A compromise is always needed with fishing tackle and you will always get a lot more fun from the fish you hook and catch if your tackle is well balanced. To give you an rough idea of what rods should be able to achieve
Test curve Casting weight Venue or fishing style
2.5lb 2-2.5oz Small lakes little or no snags
2.75lb 2.25-3 oz Small-medium lakes slightly snaggy.
3.00lb 2.5-3.5 oz Medium lakes, snaggy.
3.25lb 3-4 oz Medium large lakes, solid PVA bags or method
3.5lb 3.5-4.5oz Large lakes, solid PVA bags or method
Take your time and look closely at the Greys and Chub rods and choose the right rod for you and your style of fishing and the venues you are targeting. Spend as much money as your budget will allow and get a set of rods that will perform well for you for years helping you change your dreams into realities. Tight Lines, Ian.

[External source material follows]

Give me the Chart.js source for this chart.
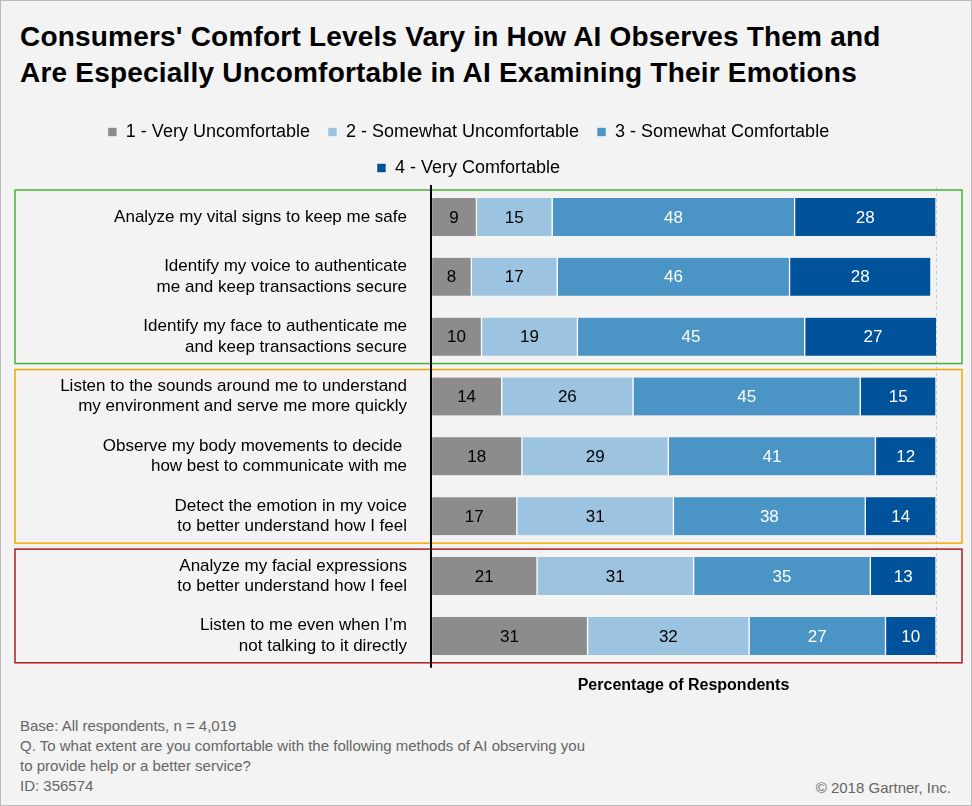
<!DOCTYPE html>
<html><head><meta charset="utf-8">
<script src="https://cdn.jsdelivr.net/npm/chart.js@4"></script>
<style>
body{margin:0;background:#fff;font-family:"Liberation Sans",Arial,sans-serif;}
#page{position:relative;width:970px;height:804px;background:#f2f3f2;border:1px solid #bbb;}
h1{position:absolute;left:19px;top:18px;margin:0;font-size:28px;line-height:36px;font-weight:bold;color:#000;letter-spacing:0.2px;}
#wrap{position:absolute;left:0;top:100px;width:970px;height:598px;}
#foot{position:absolute;left:19px;top:715px;font-size:15px;line-height:20px;color:#666;}
#copy{position:absolute;right:20px;top:778px;font-size:15px;color:#666;}
</style></head><body>
<div id="page">
<h1>Consumers' Comfort Levels Vary in How AI Observes Them and<br>Are Especially Uncomfortable in AI Examining Their Emotions</h1>
<div id="wrap"><canvas id="c"></canvas></div>
<div id="foot">Base: All respondents, n = 4,019<br>Q. To what extent are you comfortable with the following methods of AI observing you<br>to provide help or a better service?<br>ID: 356574</div>
<div id="copy">© 2018 Gartner, Inc.</div>
</div>
<script>
var categories = [
  ['Analyze my vital signs to keep me safe'],
  ['Identify my voice to authenticate', 'me and keep transactions secure'],
  ['Identify my face to authenticate me', 'and keep transactions secure'],
  ['Listen to the sounds around me to understand', 'my environment and serve me more quickly'],
  ['Observe my body movements to decide ', 'how best to communicate with me'],
  ['Detect the emotion in my voice', 'to better understand how I feel'],
  ['Analyze my facial expressions', 'to better understand how I feel'],
  ['Listen to me even when I\u2019m', 'not talking to it directly']
];
var veryUncomf = [9, 8, 10, 14, 18, 17, 21, 31];
var someUncomf = [15, 17, 19, 26, 29, 31, 31, 32];
var someComf = [48, 46, 45, 45, 41, 38, 35, 27];
var veryComf = [28, 28, 27, 15, 12, 14, 13, 10];
var seriesNames = ['1 - Very Uncomfortable', '2 - Somewhat Uncomfortable', '3 - Somewhat Comfortable', '4 - Very Comfortable'];
var colors = ['#8c8c8c', '#9cc3e0', '#4a95c5', '#00539b'];
var labelColors = ['#000', '#000', '#fff', '#fff'];
// groups of rows framed by coloured boxes: [first, last, colour]
var groups = [[0, 2, '#4caf3a'], [3, 5, '#f5a800'], [6, 7, '#b01c1c']];

var barLabels = {
  id: 'barLabels',
  afterDatasetsDraw: function(chart) {
    var ctx = chart.ctx;
    ctx.save();
    ctx.font = '17px "Liberation Sans", Arial';
    ctx.textAlign = 'center'; ctx.textBaseline = 'middle';
    chart.data.datasets.forEach(function(ds, di) {
      chart.getDatasetMeta(di).data.forEach(function(bar, i) {
        ctx.fillStyle = labelColors[di];
        ctx.fillText(ds.data[i], (bar.x + bar.base) / 2, bar.y + 1);
      });
    });
    ctx.restore();
  }
};
var groupBoxes = {
  id: 'groupBoxes',
  afterDraw: function(chart) {
    var ctx = chart.ctx, y = chart.scales.y;
    var half = (y.getPixelForValue(1) - y.getPixelForValue(0)) / 2;
    ctx.save();
    ctx.lineWidth = 1.5;
    groups.forEach(function(g) {
      var top = y.getPixelForValue(g[0]) - half + 3;
      var bot = y.getPixelForValue(g[1]) + half - 3;
      ctx.strokeStyle = g[2];
      ctx.strokeRect(14, top, 947, bot - top);
    });
    ctx.strokeStyle = '#000'; ctx.lineWidth = 2;
    ctx.beginPath();
    ctx.moveTo(chart.chartArea.left, chart.chartArea.top - 2);
    ctx.lineTo(chart.chartArea.left, chart.chartArea.bottom + 2);
    ctx.stroke();
    ctx.restore();
  }
};

new Chart(document.getElementById('c'), {
  type: 'bar',
  data: {
    labels: categories,
    datasets: [veryUncomf, someUncomf, someComf, veryComf].map(function(d, i) {
      return { label: seriesNames[i], data: d, backgroundColor: colors[i],
        borderColor: '#ffffff', borderWidth: { left: 1, right: 1 }, borderSkipped: false,
        barThickness: 38 };
    })
  },
  options: {
    indexAxis: 'y', responsive: true, maintainAspectRatio: false, animation: false,
    layout: { padding: { left: 0, right: 35, top: 4, bottom: 0 } },
    plugins: {
      legend: { display: true, position: 'top',
        labels: { color: '#000', font: { size: 18, family: '"Liberation Sans", Arial' }, boxWidth: 9, boxHeight: 9, padding: 18 } },
      tooltip: { enabled: false }
    },
    scales: {
      x: { stacked: true, min: 0, max: 100,
        grid: { color: '#c8c8c8', drawTicks: false },
        border: { display: false, dash: [3, 3] },
        ticks: { display: false, stepSize: 100 },
        title: { display: true, text: 'Percentage of Respondents', color: '#000',
          font: { size: 16, weight: 'bold', family: '"Liberation Sans", Arial' }, padding: { top: 10 } } },
      y: { stacked: true,
        grid: { display: false }, border: { display: false },
        afterFit: function(s) { s.width = 430; },
        ticks: { color: '#000', font: { size: 17, family: '"Liberation Sans", Arial' }, padding: 16 } }
    }
  },
  plugins: [barLabels, groupBoxes]
});
</script>
</body></html>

To give you a generic answer is always tricky but the things I would be looking at are firstly the size the water you are fishing. For example, in a larger lake I would always be looking for a heavier test curve as you could be looking at a lot more long range fishing whereas a smaller water of a couple of acres I would much rather go for a softer more forgiving rod. The biggest factor in this instance in my mind is the stiffer the rod the more chance you have of losing fish and pulling hooks. The only other time I would be looking at a heavier test curve is in really weedy waters as it gives you the extra backbone should a fish get its head down.

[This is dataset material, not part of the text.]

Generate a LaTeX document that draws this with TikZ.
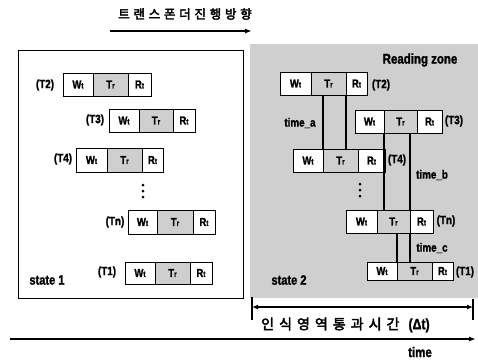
\documentclass[tikz,border=0pt]{standalone}
\usepackage{fontspec}
\setmainfont{Liberation Sans}
\newfontfamily\krfont{Noto Sans CJK KR}[FakeBold=3]
\newfontfamily\cond{Liberation Sans Bold}[FakeStretch=0.82, FakeBold=1.5]
\usetikzlibrary{arrows.meta}
\tikzset{
  cell/.style={draw, line width=1pt, anchor=north west, inner sep=0pt, outer sep=0pt,
    font=\cond\fontsize{11.5}{11.5}\selectfont},
  wcell/.style={cell, fill=white},
  tcell/.style={cell, fill=gray!38},
  lbl/.style={font=\cond\fontsize{12}{12}\selectfont, inner sep=0pt},
  link/.style={line width=1.5pt},
  dotmark/.style={circle, fill=black, inner sep=0pt, minimum size=3pt},
  axis/.style={line width=1.6pt, -{Latex[length=7pt,width=5pt]}},
}
\newcommand\subt[1]{{\fontsize{8}{8}\selectfont #1}}
\newcommand\tagrow[7]{%
  \node[wcell, minimum width={#3-#2}, minimum height={#7-#6}] (#1w) at (#2,#6) {W\subt{t}};
  \node[tcell, minimum width={#4-#3}, minimum height={#7-#6}] (#1t) at (#3,#6) {T\subt{r}};
  \node[wcell, minimum width={#5-#4}, minimum height={#7-#6}] (#1r) at (#4,#6) {R\subt{t}};
}
\begin{document}
\begin{tikzpicture}[x=1pt,y=-1pt]
\useasboundingbox (0,0) rectangle (478,360);
\fill[white] (0,0) rectangle (478,360);

% title
\node[font=\krfont\fontsize{12.5}{13}\selectfont\addfontfeature{LetterSpace=30}, inner sep=0pt] (title) at (185,14) {트랜스폰더진행방향};
\coordinate (ta) at (110,31);
\coordinate (tb) at (252,31);
\draw[axis] (ta) -- (tb);

% left box
\draw[line width=0.8pt] (18,50) rectangle (243,298);
\node[font=\cond\fontsize{13.5}{14}\selectfont, inner sep=0pt] (st1) at (47,280) {state 1};

\tagrow{L2}{63}{93}{128}{151}{73}{96}
\node[lbl] (L2l) at (45,85) {(T2)};
\tagrow{L3}{109}{139}{173}{195}{109}{132}
\node[lbl] (L3l) at (95,120) {(T3)};
\tagrow{L4}{76}{107}{142}{163}{148}{172}
\node[lbl] (L4l) at (63,159) {(T4)};
\node[dotmark] (Ld1) at (143,185) {};
\node[dotmark] (Ld2) at (143,191) {};
\node[dotmark] (Ld3) at (143,197) {};
\tagrow{Ln}{128}{157}{193}{215}{210}{234}
\node[lbl] (Lnl) at (115,222) {(Tn)};
\tagrow{L1}{125}{155}{190}{212}{262}{284}
\node[lbl] (L1l) at (107,272) {(T1)};

% right reading zone
\fill[gray!38] (250,44) rectangle (478,298);
\node[font=\cond\fontsize{14}{14}\selectfont, inner sep=0pt] (rz) at (420,60) {Reading zone};
\node[font=\cond\fontsize{13.5}{14}\selectfont, inner sep=0pt] (st2) at (289,280) {state 2};

\tagrow{R2}{280}{311}{346}{367}{72}{95}
\node[lbl] (R2l) at (381,85) {(T2)};
\tagrow{R3}{355}{384}{417}{442}{110}{133}
\node[lbl] (R3l) at (454,121) {(T3)};
\tagrow{R4}{293}{323}{358}{385}{149}{172}
\node[lbl] (R4l) at (397,160) {(T4)};
\node[dotmark] (Rd1) at (360,184) {};
\node[dotmark] (Rd2) at (360,190) {};
\node[dotmark] (Rd3) at (360,196) {};
\tagrow{Rn}{346}{377}{410}{433}{210}{233}
\node[lbl] (Rnl) at (446,221) {(Tn)};
\tagrow{R1}{367}{397}{432}{453}{262}{280}
\node[lbl] (R1l) at (465,272) {(T1)};

% connectors
\draw[link] (R4t.north west) -- (R4t.north west |- R2t.south);
\draw[link] (R2t.south east) -- (R2t.south east |- R4t.north);
\draw[link] (R3t.south west) -- (R3t.south west |- Rnt.north);
\draw[link] (Rnt.north east) -- (Rnt.north east |- R3t.south);
\draw[link] (R1t.north west) -- (R1t.north west |- Rnt.south);
\draw[link] (Rnt.south east) -- (Rnt.south east |- R1t.north);

\node[lbl] (ta1) at (300,123) {time\_a};
\node[lbl] (tb1) at (432,175) {time\_b};
\node[lbl] (tc1) at (432,248) {time\_c};

% duration
\coordinate (dl) at (252,307);
\coordinate (dr) at (473,307);
\coordinate (dlt) at (252,297);
\coordinate (dlb) at (252,320);
\coordinate (drt) at (473,299);
\coordinate (drb) at (473,320);
\draw[line width=1.4pt] (dlt) -- (dlb);
\draw[line width=1.4pt] (drt) -- (drb);
\draw[line width=1.2pt, {Latex[length=6pt,width=5pt]}-{Latex[length=6pt,width=5pt]}] (dl) -- (dr);
\node[inner sep=0pt, anchor=west] (dur) at (261,325) {{\krfont\fontsize{14}{14}\selectfont\addfontfeature{LetterSpace=36}인식영역통과시간}\hspace{9pt}{\cond\fontsize{15}{15}\selectfont(Δt)}};

% time axis
\coordinate (xa) at (10,339);
\coordinate (xb) at (476,339);
\draw[axis] (xa) -- (xb);
\node[font=\cond\fontsize{14}{14}\selectfont, inner sep=0pt] (tm) at (420,352) {time};
\end{tikzpicture}
\end{document}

It’s really hard to give a definitive answer with so little information, but if you are wanting a do it all rod, I would be looking at a 12ft 3lb test as this will cover pretty much any situation. I have used the Greys Isoflex in that spec for nearly all my fishing over the past year, this has ranged from a small two acre lake, a weedy 20 acre gravel pit, fishing at 120 yards on Brasenose, a 40 acre water in France and most recently chucking 6-8oz leads on the Trent. That is about as varied as you’re going to get so for a do it all rod that would be my recommendation.